Keadaan pada saat insiden terjadi adalah jarak pandang 1000 meter, tailwind 10 kts. PF adalah instruktur yang duduk di kanan, karena penerbangan ini adalah penerbangan line training, lengkap dengan penumpang.
Pesawat
|
A320
|
Penerbang
|
2 orang, 1 instruktur dan 1 orang kapten trainee
|
Kerusakan
|
4 roda kempes/pecah, nyaris keluar landasan, suhu roda 350 s/d 700 derajat Celsius, salah satunya melebihi 900 derajat celsius.
|
Pada saat melakukan approach, kedua penerbang menyadari bahwa tailwind lebih dari 10 kts (batas maksimum tailwind untuk A320). Tapi karena laporan tower bahwa tailwind di landasan kurang dari 10 kts maka approach dilanjutkan.
Pada saat itu juga dilaporkan adanya windshear, sehingga PF menaikkan kecepatan approach (Vapp) untuk mengantisipasi kemungkinan menghadapi windshear.
Pada waktu mendarat, PNF (Pilot Not Flying, kapten trainee) tidak melakukan Call Out, seperti “Spoilers up”, “Reverse Green”, “Decelerate”.
Kemudian belakangan diketahui PF (Pilot Flying, instruktur) juga tidak memakai reverse thrust/ terlambat memakai reverse thrust.
Yang seharusnya dilakukan
Ada beberapa fakta yang memperburuk keadaan, yaitu menambahkan kecepatan pada saat tailwind dan tidak adanya call out, antara lain “NO REVERSE !” pada waktu PF lupa / menunda pemakaian reverse.

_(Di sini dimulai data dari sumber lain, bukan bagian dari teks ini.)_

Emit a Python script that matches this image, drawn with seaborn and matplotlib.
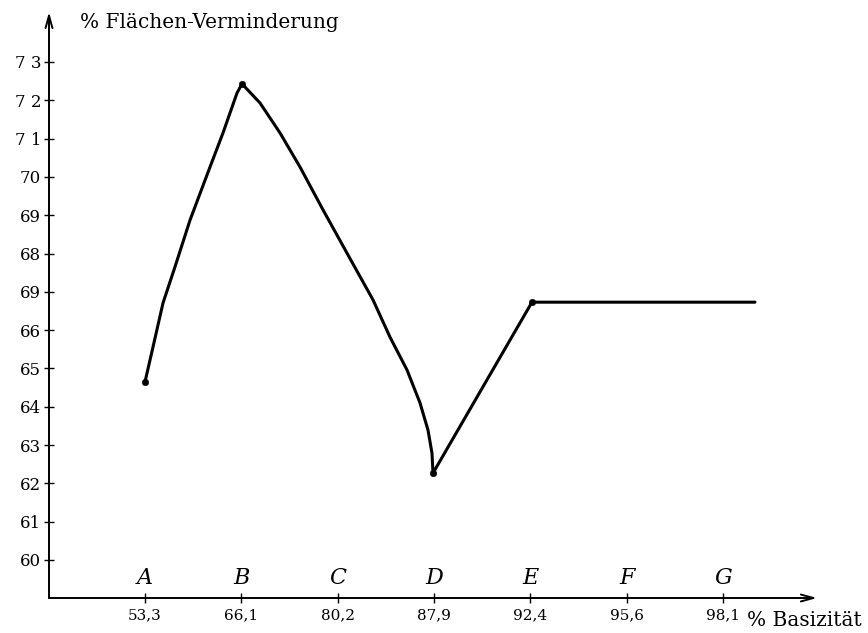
import matplotlib
matplotlib.use('Agg')
import matplotlib.pyplot as plt
import seaborn as sns

# categories on the x axis and their basicity values
letters = ['A', 'B', 'C', 'D', 'E', 'F', 'G']
basicity = ['53,3', '66,1', '80,2', '87,9', '92,4', '95,6', '98,1']

# y ticks and their printed labels (as in the original print)
y_ticks = [60, 61, 62, 63, 64, 65, 66, 67, 68, 69, 70, 71, 72, 73]
y_labels = ['60', '61', '62', '63', '64', '65', '66', '69', '68', '69', '70', '7 1', '7 2', '7 3']

# traced curve (category position, % area reduction)
curve_x = [0.0, 0.083, 0.187, 0.311, 0.467, 0.675, 0.810, 0.955, 1.007,
           1.194, 1.401, 1.609, 1.848, 2.097, 2.367, 2.543, 2.720, 2.855,
           2.938, 2.979, 2.990, 4.017, 6.332]
curve_y = [64.65, 65.56, 66.71, 67.65, 68.87, 70.26, 71.15, 72.19, 72.43,
           71.93, 71.15, 70.26, 69.14, 68.01, 66.79, 65.82, 64.96, 64.10,
           63.39, 62.79, 62.27, 66.73, 66.73]

# measured points
point_x = [0.0, 1.007, 2.990, 4.017]
point_y = [64.65, 72.43, 62.27, 66.73]

sns.set_style('white')
plt.rcParams['font.family'] = ['DejaVu Serif']
plt.rcParams['text.color'] = 'black'
plt.rcParams['xtick.color'] = 'black'
plt.rcParams['ytick.color'] = 'black'

fig = plt.figure(figsize=(8.68, 6.33), dpi=100)
ax = fig.add_axes([49 / 868, 1 - 598 / 633, (817 - 49) / 868, (598 - 12) / 633])

sns.lineplot(x=curve_x, y=curve_y, sort=False, estimator=None, color='black',
             linewidth=2.2, ax=ax)
sns.scatterplot(x=point_x, y=point_y, color='black', s=22, edgecolor='black', ax=ax, zorder=3)

ax.set_xlim(-0.9966, 6.976)
ax.set_ylim(59.008, 74.305)

for s in ax.spines.values():
    s.set_visible(False)

arrow = dict(arrowstyle='->,head_length=0.9,head_width=0.25', lw=1.4, color='black',
             shrinkA=0, shrinkB=0)
ax.annotate('', xy=(1, 0), xytext=(0, 0), xycoords='axes fraction', arrowprops=arrow)
ax.annotate('', xy=(0, 1), xytext=(0, 0), xycoords='axes fraction', arrowprops=arrow)

ax.set_yticks(y_ticks)
ax.set_yticklabels(y_labels, fontsize=12)
ax.set_xticks(range(len(basicity)))
ax.set_xticklabels(basicity, fontsize=11)
ax.tick_params(axis='y', direction='inout', length=7, width=1, pad=2, left=True)
ax.tick_params(axis='x', direction='inout', length=7, width=1, pad=4, bottom=True)

for i, letter in enumerate(letters):
    ax.text(i, 59.53, letter, ha='center', va='center', fontsize=16, style='italic')

fig.text(80 / 868, 1 - 22 / 633, '% Flächen-Verminderung', ha='left', va='center', fontsize=14.5)
fig.text(747 / 868, 1 - 620 / 633, '% Basizität', ha='left', va='center', fontsize=14.5)

fig.savefig('out.png', dpi=100, facecolor='white')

Pemakaian reverse thrust oleh beberapa penerbang dianggap tidak perlu, karena tidak termasuk dalam perhitungan required landing distance. Tapi kita juga harus sadar bahwa pemakaian reverse thrust setiap saat adalah mengurangi jarak landasan yang diperlukan, dan jika kita memakai autobrake maka beban perangkat rem akan berkurang dengan sangat berarti.